WORK TO BE COMPLETED |
Without the pictures, set down every line of the data exactly.
━━━━━━━━━━
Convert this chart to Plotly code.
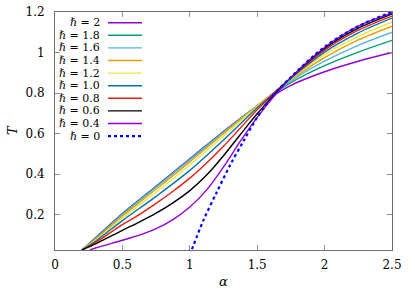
import plotly.graph_objects as go

# ---- data ----
alpha = [0.2, 0.3, 0.5, 0.75, 1.0, 1.25, 1.5, 1.75, 2.0, 2.25, 2.5]
T_h2 = [0.025, 0.085, 0.205, 0.34, 0.475, 0.61, 0.735, 0.838, 0.905, 0.957, 1.0]
T_h18 = [0.025, 0.083, 0.203, 0.338, 0.473, 0.608, 0.737, 0.851, 0.935, 1.002, 1.06]
T_h16 = [0.025, 0.08, 0.2, 0.335, 0.47, 0.606, 0.738, 0.86, 0.957, 1.035, 1.10]
T_h14 = [0.025, 0.077, 0.193, 0.325, 0.46, 0.60, 0.737, 0.866, 0.975, 1.062, 1.13]
T_h12 = [0.025, 0.073, 0.182, 0.31, 0.445, 0.588, 0.733, 0.87, 0.99, 1.08, 1.15]
T_h10 = [0.025, 0.068, 0.17, 0.29, 0.418, 0.568, 0.727, 0.873, 1.002, 1.097, 1.17]

alpha_fine = [0.2, 0.3, 0.5, 0.625, 0.75, 0.875, 1.0, 1.125, 1.25, 1.375, 1.5, 1.75, 2.0, 2.25, 2.5]
T_h08 = [0.025, 0.062, 0.15, 0.2, 0.255, 0.315, 0.38, 0.455, 0.537, 0.627, 0.717, 0.875, 1.012, 1.11, 1.18]
T_h06 = [0.025, 0.055, 0.122, 0.163, 0.207, 0.258, 0.318, 0.395, 0.49, 0.595, 0.698, 0.877, 1.02, 1.12, 1.19]

alpha_h04 = [0.26, 0.3, 0.5, 0.625, 0.75, 0.875, 1.0, 1.125, 1.25, 1.375, 1.5, 1.75, 2.0, 2.25, 2.5]
T_h04 = [0.025, 0.035, 0.073, 0.098, 0.13, 0.175, 0.237, 0.322, 0.435, 0.562, 0.68, 0.876, 1.025, 1.13, 1.195]

alpha_h0 = [1.0, 1.1, 1.2, 1.3, 1.4, 1.5, 1.6, 1.75, 2.0, 2.25, 2.5]
T_h0 = [0.0, 0.17, 0.31, 0.445, 0.565, 0.68, 0.775, 0.878, 1.028, 1.13, 1.2]

x_ticks = [0, 0.5, 1, 1.5, 2, 2.5]
x_ticklabels = ["0", "0.5", "1", "1.5", "2", "2.5"]
y_ticks = [0.2, 0.4, 0.6, 0.8, 1.0, 1.2]
y_ticklabels = ["0.2", "0.4", "0.6", "0.8", "1", "1.2"]

colors = ["#9400d3", "#009e73", "#56b4e9", "#e69f00", "#f0e442",
          "#0072b2", "#e51e10", "#000000", "#9400d3", "#0000ff"]

series = [
    ("2", alpha, T_h2), ("1.8", alpha, T_h18), ("1.6", alpha, T_h16),
    ("1.4", alpha, T_h14), ("1.2", alpha, T_h12), ("1.0", alpha, T_h10),
    ("0.8", alpha_fine, T_h08), ("0.6", alpha_fine, T_h06),
    ("0.4", alpha_h04, T_h04), ("0", alpha_h0, T_h0),
]

# ---- figure ----
W, H = 415, 291
L, Tm = 55, 12
pw, ph = 392 - 55, 250 - 12
R = W - L - pw
B = H - Tm - ph
fig = go.Figure()

FONT = "DejaVu Serif, Liberation Serif, serif"


def px2paper(x):
    return (x - 55) / pw


def py2paper(y):
    return (250 - y) / ph


for i, (lab, xs, ys) in enumerate(series):
    dashed = (lab == "0")
    fig.add_trace(go.Scatter(
        x=xs, y=ys, mode="lines", name="ℏ = " + lab,
        line=dict(color=colors[i], width=2.2 if dashed else 1.4,
                  dash="3px,3px" if dashed else "solid",
                  shape="spline", smoothing=0.9),
        showlegend=False, hoverinfo="skip",
    ))

# gnuplot-style legend: text right-aligned, sample to the right
for i, (lab, xs, ys) in enumerate(series):
    yp = py2paper(22.7 + i * 12.6)
    fig.add_annotation(
        x=px2paper(101), y=yp, xref="paper", yref="paper",
        text="<i>ℏ</i>&nbsp;= " + lab, showarrow=False,
        xanchor="right", yanchor="middle", height=11, valign="middle",
        borderpad=0,
        font=dict(family=FONT, size=11, color="#000"),
    )
    dashed = (lab == "0")
    fig.add_shape(
        type="line", xref="paper", yref="paper",
        x0=px2paper(108), x1=px2paper(142), y0=yp, y1=yp,
        line=dict(color=colors[i], width=2.2 if dashed else 1.4,
                  dash="3px,3px" if dashed else "solid"),
    )

# axis titles as annotations
fig.add_annotation(x=px2paper(223), y=py2paper(281), xref="paper", yref="paper",
                   text="<i>α</i>", showarrow=False, xanchor="center", yanchor="middle",
                   font=dict(family=FONT, size=13, color="#000"))
fig.add_annotation(x=px2paper(12), y=py2paper(130), xref="paper", yref="paper",
                   text="<i>T</i>", showarrow=False, xanchor="center", yanchor="middle",
                   textangle=-90, font=dict(family=FONT, size=13, color="#000"))

axis_common = dict(
    showgrid=False, zeroline=False, showline=True, linecolor="#707070",
    linewidth=1, mirror="ticks", ticks="inside", ticklen=5,
    tickcolor="#909090", tickwidth=1, automargin=False,
    ticklabeloverflow="allow",
    tickfont=dict(family=FONT, size=12, color="#000"),
)

fig.update_xaxes(
    range=[0, 2.5], tickvals=x_ticks, ticktext=x_ticklabels,
    ticklabelstandoff=4,
    **axis_common,
)
fig.update_yaxes(
    range=[0.025, 1.2], tickvals=y_ticks, ticktext=y_ticklabels,
    ticklabelstandoff=7,
    **axis_common,
)

fig.update_layout(
    width=W, height=H,
    margin=dict(l=L, r=R, t=Tm, b=B, pad=0, autoexpand=False),
    plot_bgcolor="white", paper_bgcolor="white",
    showlegend=False,
)

fig.write_html("out.html",
               config={"displayModeBar": False},
               post_script="document.body.style.margin='0px';document.body.style.overflow='hidden';")
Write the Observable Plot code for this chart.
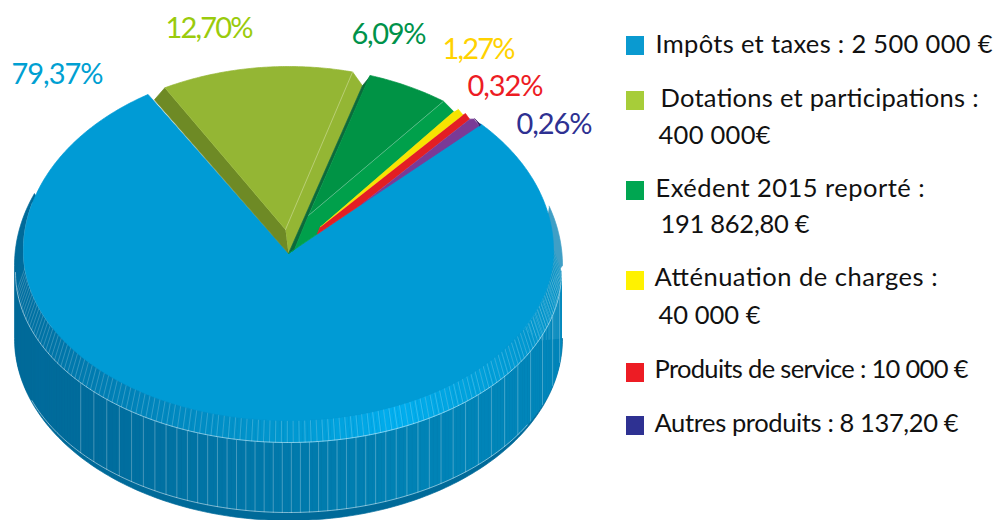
━━━━━━━━━━
ANSWER TO THIS TASK |
Convert this chart to Plotly code.
import plotly.graph_objects as go

# ---- data ----
alpha = [0.2, 0.3, 0.5, 0.75, 1.0, 1.25, 1.5, 1.75, 2.0, 2.25, 2.5]
T_h2 = [0.025, 0.085, 0.205, 0.34, 0.475, 0.61, 0.735, 0.838, 0.905, 0.957, 1.0]
T_h18 = [0.025, 0.083, 0.203, 0.338, 0.473, 0.608, 0.737, 0.851, 0.935, 1.002, 1.06]
T_h16 = [0.025, 0.08, 0.2, 0.335, 0.47, 0.606, 0.738, 0.86, 0.957, 1.035, 1.10]
T_h14 = [0.025, 0.077, 0.193, 0.325, 0.46, 0.60, 0.737, 0.866, 0.975, 1.062, 1.13]
T_h12 = [0.025, 0.073, 0.182, 0.31, 0.445, 0.588, 0.733, 0.87, 0.99, 1.08, 1.15]
T_h10 = [0.025, 0.068, 0.17, 0.29, 0.418, 0.568, 0.727, 0.873, 1.002, 1.097, 1.17]

alpha_fine = [0.2, 0.3, 0.5, 0.625, 0.75, 0.875, 1.0, 1.125, 1.25, 1.375, 1.5, 1.75, 2.0, 2.25, 2.5]
T_h08 = [0.025, 0.062, 0.15, 0.2, 0.255, 0.315, 0.38, 0.455, 0.537, 0.627, 0.717, 0.875, 1.012, 1.11, 1.18]
T_h06 = [0.025, 0.055, 0.122, 0.163, 0.207, 0.258, 0.318, 0.395, 0.49, 0.595, 0.698, 0.877, 1.02, 1.12, 1.19]

alpha_h04 = [0.26, 0.3, 0.5, 0.625, 0.75, 0.875, 1.0, 1.125, 1.25, 1.375, 1.5, 1.75, 2.0, 2.25, 2.5]
T_h04 = [0.025, 0.035, 0.073, 0.098, 0.13, 0.175, 0.237, 0.322, 0.435, 0.562, 0.68, 0.876, 1.025, 1.13, 1.195]

alpha_h0 = [1.0, 1.1, 1.2, 1.3, 1.4, 1.5, 1.6, 1.75, 2.0, 2.25, 2.5]
T_h0 = [0.0, 0.17, 0.31, 0.445, 0.565, 0.68, 0.775, 0.878, 1.028, 1.13, 1.2]

x_ticks = [0, 0.5, 1, 1.5, 2, 2.5]
x_ticklabels = ["0", "0.5", "1", "1.5", "2", "2.5"]
y_ticks = [0.2, 0.4, 0.6, 0.8, 1.0, 1.2]
y_ticklabels = ["0.2", "0.4", "0.6", "0.8", "1", "1.2"]

colors = ["#9400d3", "#009e73", "#56b4e9", "#e69f00", "#f0e442",
          "#0072b2", "#e51e10", "#000000", "#9400d3", "#0000ff"]

series = [
    ("2", alpha, T_h2), ("1.8", alpha, T_h18), ("1.6", alpha, T_h16),
    ("1.4", alpha, T_h14), ("1.2", alpha, T_h12), ("1.0", alpha, T_h10),
    ("0.8", alpha_fine, T_h08), ("0.6", alpha_fine, T_h06),
    ("0.4", alpha_h04, T_h04), ("0", alpha_h0, T_h0),
]

# ---- figure ----
W, H = 415, 291
L, Tm = 55, 12
pw, ph = 392 - 55, 250 - 12
R = W - L - pw
B = H - Tm - ph
fig = go.Figure()

FONT = "DejaVu Serif, Liberation Serif, serif"


def px2paper(x):
    return (x - 55) / pw


def py2paper(y):
    return (250 - y) / ph


for i, (lab, xs, ys) in enumerate(series):
    dashed = (lab == "0")
    fig.add_trace(go.Scatter(
        x=xs, y=ys, mode="lines", name="ℏ = " + lab,
        line=dict(color=colors[i], width=2.2 if dashed else 1.4,
                  dash="3px,3px" if dashed else "solid",
                  shape="spline", smoothing=0.9),
        showlegend=False, hoverinfo="skip",
    ))

# gnuplot-style legend: text right-aligned, sample to the right
for i, (lab, xs, ys) in enumerate(series):
    yp = py2paper(22.7 + i * 12.6)
    fig.add_annotation(
        x=px2paper(101), y=yp, xref="paper", yref="paper",
        text="<i>ℏ</i>&nbsp;= " + lab, showarrow=False,
        xanchor="right", yanchor="middle", height=11, valign="middle",
        borderpad=0,
        font=dict(family=FONT, size=11, color="#000"),
    )
    dashed = (lab == "0")
    fig.add_shape(
        type="line", xref="paper", yref="paper",
        x0=px2paper(108), x1=px2paper(142), y0=yp, y1=yp,
        line=dict(color=colors[i], width=2.2 if dashed else 1.4,
                  dash="3px,3px" if dashed else "solid"),
    )

# axis titles as annotations
fig.add_annotation(x=px2paper(223), y=py2paper(281), xref="paper", yref="paper",
                   text="<i>α</i>", showarrow=False, xanchor="center", yanchor="middle",
                   font=dict(family=FONT, size=13, color="#000"))
fig.add_annotation(x=px2paper(12), y=py2paper(130), xref="paper", yref="paper",
                   text="<i>T</i>", showarrow=False, xanchor="center", yanchor="middle",
                   textangle=-90, font=dict(family=FONT, size=13, color="#000"))

axis_common = dict(
    showgrid=False, zeroline=False, showline=True, linecolor="#707070",
    linewidth=1, mirror="ticks", ticks="inside", ticklen=5,
    tickcolor="#909090", tickwidth=1, automargin=False,
    ticklabeloverflow="allow",
    tickfont=dict(family=FONT, size=12, color="#000"),
)

fig.update_xaxes(
    range=[0, 2.5], tickvals=x_ticks, ticktext=x_ticklabels,
    ticklabelstandoff=4,
    **axis_common,
)
fig.update_yaxes(
    range=[0.025, 1.2], tickvals=y_ticks, ticktext=y_ticklabels,
    ticklabelstandoff=7,
    **axis_common,
)

fig.update_layout(
    width=W, height=H,
    margin=dict(l=L, r=R, t=Tm, b=B, pad=0, autoexpand=False),
    plot_bgcolor="white", paper_bgcolor="white",
    showlegend=False,
)

fig.write_html("out.html",
               config={"displayModeBar": False},
               post_script="document.body.style.margin='0px';document.body.style.overflow='hidden';")
Write the Observable Plot code for this chart.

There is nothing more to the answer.